The firm, also known as Mech-Tool Engineering, employs more than 170 workers and has a second manufacturing base on the banks of the River Tees, in Middlesbrough.
It has worked on a number of high-profile projects, including a £1m deal to make fire, blast and heat shield protection for modules and staircases on the Forties Alpha platform, which was the UK's first custom-made North Sea platform for 25 years.
Phil Bullock, Mech-Tool's Korea director, said the company hopes the Asian move will provide the catalyst for a number of new contracts.
He said: “This is a considerable investment for us, and the plant will be manufacturing fire and blast protection systems as we do here but on a larger scale.
“It will also help in securing work from South-East Asia.
“The set-up over there is for the company to win work that we would never have got previously, as many of the Korean yards only award work to Korean companies.
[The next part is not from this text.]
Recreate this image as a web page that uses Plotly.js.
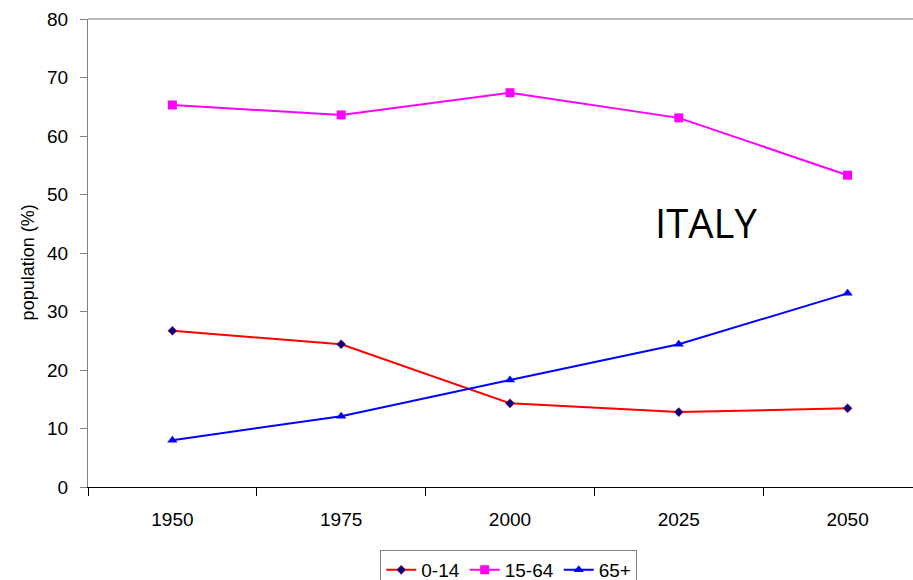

“But it will also generate work for us here because the design and engineering for work won in Korea will take place in the North-East, as will much of the fabrication, so it strengthens our business and creates additional work that we would never have had.”
The company is split into four divisions; fire and blast wall sector, a heat shield division protecting workers against radiant heat and extreme weather, its pioneering module and living quarters design team, and its design consultancy arm, which works with clients on designs and cost projections.
Earlier this year, it secured a £4.5m Philippines contract to supply 25,000sq metres of carbon steel fire and blast walls for onshore modules in Australia.
It is also making fire blast walls for ExxonMobil's Hebron oil project, off Canada's east coast, which is expected to produce up to 150,000 barrels of oil every day from 2017, and heatshields for platforms for oil and gas specialist Jurunature in the South China Sea.